Il confronto con altre città
Confrontare Milano e altre città europee consente di mettere in evidenza dinamiche analoghe di tensione del mercato immobiliare, ma rivela come altre città – altrettanto attrattive – abbiamo attivato programmi di contenimento degli affitti e di promozione di un’offerta di alloggi a costi più accessibili per ampie fasce di popolazione (come indagato dalla ricerca di dottorato How to promote rental housing affordability in European cities?, finanziata da Ccl e condotta da Marco Peverini nel dottorato di Urban Planning, Design, and Policy di DAStU Politecnico di Milano).

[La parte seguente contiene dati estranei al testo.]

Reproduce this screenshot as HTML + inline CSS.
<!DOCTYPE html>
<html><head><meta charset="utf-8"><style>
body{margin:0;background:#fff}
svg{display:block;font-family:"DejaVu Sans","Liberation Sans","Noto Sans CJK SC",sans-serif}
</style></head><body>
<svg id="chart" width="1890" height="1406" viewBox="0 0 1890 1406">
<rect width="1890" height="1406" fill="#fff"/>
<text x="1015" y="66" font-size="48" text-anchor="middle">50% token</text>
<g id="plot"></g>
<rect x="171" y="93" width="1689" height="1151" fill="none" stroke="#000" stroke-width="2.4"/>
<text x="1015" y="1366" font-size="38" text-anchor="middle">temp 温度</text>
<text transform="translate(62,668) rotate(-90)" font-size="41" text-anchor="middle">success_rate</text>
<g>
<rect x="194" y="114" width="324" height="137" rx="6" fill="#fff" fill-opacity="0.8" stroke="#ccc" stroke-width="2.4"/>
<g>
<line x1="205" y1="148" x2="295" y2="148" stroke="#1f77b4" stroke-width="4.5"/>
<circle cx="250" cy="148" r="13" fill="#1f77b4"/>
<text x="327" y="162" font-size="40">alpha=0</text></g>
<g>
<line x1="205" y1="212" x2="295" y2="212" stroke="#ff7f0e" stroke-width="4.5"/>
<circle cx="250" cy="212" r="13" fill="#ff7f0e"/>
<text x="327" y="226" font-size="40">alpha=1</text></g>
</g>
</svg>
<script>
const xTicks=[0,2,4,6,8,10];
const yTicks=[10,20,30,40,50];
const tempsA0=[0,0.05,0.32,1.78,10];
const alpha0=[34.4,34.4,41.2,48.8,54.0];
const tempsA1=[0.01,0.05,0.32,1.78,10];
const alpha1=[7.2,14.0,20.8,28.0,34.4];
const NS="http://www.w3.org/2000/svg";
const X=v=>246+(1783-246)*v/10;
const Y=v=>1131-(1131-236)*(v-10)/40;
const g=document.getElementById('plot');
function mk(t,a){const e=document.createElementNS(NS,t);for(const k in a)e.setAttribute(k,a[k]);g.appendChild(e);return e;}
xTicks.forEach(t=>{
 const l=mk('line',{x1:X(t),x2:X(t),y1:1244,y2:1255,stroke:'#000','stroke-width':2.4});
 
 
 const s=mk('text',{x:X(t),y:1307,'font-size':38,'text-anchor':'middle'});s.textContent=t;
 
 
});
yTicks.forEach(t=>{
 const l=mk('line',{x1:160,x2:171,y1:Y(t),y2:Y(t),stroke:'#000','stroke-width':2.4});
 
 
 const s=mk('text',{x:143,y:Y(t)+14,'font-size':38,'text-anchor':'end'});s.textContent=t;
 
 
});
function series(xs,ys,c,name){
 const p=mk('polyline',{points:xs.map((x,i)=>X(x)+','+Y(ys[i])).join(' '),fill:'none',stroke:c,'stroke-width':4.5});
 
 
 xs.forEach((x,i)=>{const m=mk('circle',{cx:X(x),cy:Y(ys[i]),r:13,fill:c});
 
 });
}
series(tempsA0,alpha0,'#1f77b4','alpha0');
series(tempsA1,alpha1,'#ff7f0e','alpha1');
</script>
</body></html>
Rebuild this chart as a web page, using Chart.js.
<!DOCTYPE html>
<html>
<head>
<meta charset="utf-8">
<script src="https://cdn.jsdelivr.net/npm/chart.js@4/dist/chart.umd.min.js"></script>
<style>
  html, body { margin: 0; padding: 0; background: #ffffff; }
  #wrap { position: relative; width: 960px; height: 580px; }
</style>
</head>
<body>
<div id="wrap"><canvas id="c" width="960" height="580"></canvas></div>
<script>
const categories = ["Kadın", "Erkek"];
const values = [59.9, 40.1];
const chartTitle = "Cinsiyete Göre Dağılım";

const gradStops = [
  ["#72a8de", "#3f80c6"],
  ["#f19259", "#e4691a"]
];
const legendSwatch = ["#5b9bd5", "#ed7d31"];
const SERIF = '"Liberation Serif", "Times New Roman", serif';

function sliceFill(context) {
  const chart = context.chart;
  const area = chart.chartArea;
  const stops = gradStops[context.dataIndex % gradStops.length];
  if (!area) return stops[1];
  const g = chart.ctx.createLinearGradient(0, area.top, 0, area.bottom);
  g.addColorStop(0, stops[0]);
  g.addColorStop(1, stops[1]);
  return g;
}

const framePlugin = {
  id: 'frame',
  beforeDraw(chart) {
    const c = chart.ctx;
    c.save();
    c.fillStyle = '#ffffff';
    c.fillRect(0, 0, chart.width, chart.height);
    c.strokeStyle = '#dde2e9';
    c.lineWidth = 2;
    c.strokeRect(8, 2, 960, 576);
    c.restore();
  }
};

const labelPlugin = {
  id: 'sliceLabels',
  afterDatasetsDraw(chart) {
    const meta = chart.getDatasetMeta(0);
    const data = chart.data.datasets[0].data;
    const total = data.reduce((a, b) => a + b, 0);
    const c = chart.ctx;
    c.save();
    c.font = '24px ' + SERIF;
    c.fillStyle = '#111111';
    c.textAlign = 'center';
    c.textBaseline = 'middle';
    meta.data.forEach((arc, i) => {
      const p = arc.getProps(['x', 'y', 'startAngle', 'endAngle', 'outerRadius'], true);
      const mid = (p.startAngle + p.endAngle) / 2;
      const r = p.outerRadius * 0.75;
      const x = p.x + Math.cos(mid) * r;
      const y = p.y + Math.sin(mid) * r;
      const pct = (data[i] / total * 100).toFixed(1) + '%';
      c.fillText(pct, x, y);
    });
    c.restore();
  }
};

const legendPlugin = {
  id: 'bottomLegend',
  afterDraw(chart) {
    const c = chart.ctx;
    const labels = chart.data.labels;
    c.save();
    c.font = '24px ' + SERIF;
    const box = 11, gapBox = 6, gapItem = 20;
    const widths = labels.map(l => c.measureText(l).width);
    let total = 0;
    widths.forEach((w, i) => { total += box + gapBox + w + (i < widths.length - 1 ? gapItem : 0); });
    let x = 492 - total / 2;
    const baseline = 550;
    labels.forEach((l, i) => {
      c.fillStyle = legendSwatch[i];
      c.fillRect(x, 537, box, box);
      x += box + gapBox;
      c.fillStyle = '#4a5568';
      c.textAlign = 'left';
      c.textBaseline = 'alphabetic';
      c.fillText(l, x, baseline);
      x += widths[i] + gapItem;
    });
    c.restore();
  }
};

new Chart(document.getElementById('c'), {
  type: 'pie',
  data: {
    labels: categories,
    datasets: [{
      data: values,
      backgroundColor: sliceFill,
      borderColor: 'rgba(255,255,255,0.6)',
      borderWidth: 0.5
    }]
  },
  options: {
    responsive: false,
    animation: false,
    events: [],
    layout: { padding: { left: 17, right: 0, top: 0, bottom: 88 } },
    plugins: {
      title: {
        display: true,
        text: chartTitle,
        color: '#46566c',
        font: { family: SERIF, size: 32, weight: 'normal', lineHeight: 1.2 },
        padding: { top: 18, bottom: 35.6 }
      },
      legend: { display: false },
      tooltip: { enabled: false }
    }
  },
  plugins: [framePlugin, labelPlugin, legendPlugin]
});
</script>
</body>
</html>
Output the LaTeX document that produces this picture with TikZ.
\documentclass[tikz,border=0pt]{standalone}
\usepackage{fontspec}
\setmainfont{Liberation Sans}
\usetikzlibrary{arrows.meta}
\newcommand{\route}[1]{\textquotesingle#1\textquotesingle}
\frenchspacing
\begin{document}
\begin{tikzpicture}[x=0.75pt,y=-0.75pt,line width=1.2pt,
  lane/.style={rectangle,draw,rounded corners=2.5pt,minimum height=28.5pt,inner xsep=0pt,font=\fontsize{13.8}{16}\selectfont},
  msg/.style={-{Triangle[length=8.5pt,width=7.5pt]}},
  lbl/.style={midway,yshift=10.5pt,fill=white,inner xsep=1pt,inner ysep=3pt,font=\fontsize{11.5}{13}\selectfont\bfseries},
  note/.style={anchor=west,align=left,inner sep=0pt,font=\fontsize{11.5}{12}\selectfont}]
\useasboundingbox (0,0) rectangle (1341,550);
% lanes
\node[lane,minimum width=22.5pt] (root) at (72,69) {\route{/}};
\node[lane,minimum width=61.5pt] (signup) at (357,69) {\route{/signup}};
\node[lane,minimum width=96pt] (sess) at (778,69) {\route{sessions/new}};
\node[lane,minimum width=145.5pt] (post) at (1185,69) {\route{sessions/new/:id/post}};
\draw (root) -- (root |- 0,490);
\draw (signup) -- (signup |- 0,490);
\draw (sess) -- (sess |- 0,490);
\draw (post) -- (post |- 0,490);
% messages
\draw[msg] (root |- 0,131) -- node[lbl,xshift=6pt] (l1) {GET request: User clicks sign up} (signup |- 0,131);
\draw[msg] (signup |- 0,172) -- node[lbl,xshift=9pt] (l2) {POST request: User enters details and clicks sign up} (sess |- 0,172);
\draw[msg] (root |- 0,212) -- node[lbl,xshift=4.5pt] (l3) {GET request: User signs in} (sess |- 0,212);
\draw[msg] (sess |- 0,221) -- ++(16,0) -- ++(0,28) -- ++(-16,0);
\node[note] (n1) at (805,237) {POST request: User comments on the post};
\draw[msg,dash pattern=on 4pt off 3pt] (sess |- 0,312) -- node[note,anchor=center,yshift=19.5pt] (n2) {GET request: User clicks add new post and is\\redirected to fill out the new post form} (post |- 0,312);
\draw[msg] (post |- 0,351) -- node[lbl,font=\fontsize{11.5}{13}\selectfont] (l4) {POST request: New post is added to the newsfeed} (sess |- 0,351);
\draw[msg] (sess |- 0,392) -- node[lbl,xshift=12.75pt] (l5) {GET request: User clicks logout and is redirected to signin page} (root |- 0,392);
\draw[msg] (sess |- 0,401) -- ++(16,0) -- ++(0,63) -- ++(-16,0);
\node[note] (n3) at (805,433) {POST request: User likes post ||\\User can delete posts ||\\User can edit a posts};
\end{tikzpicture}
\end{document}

Basti pensare alla città di Vienna: circa +400 mila abitanti in 20 anni, rispetto a circa +100 mila di Milano, ma è riuscita a mantenere il livello degli affitti molto più basso. Affittare presso privati a Vienna costa mediamente circa 120€/mq annui (da intendersi spese incluse), risultato raggiunto grazie al controllo degli affitti (attivo su circa il 15% dello stock) e a un mix di politiche fondiarie funzionali all’espansione dell’offerta accessibile in affitto permanente – soprattutto edilizia municipale (20% dello stock) e promozione di cooperative indivise (20%) – tale per cui circa il 50% delle case in affitto nella capitale austriaca si attestano su canoni intorno a 90€/mq annui.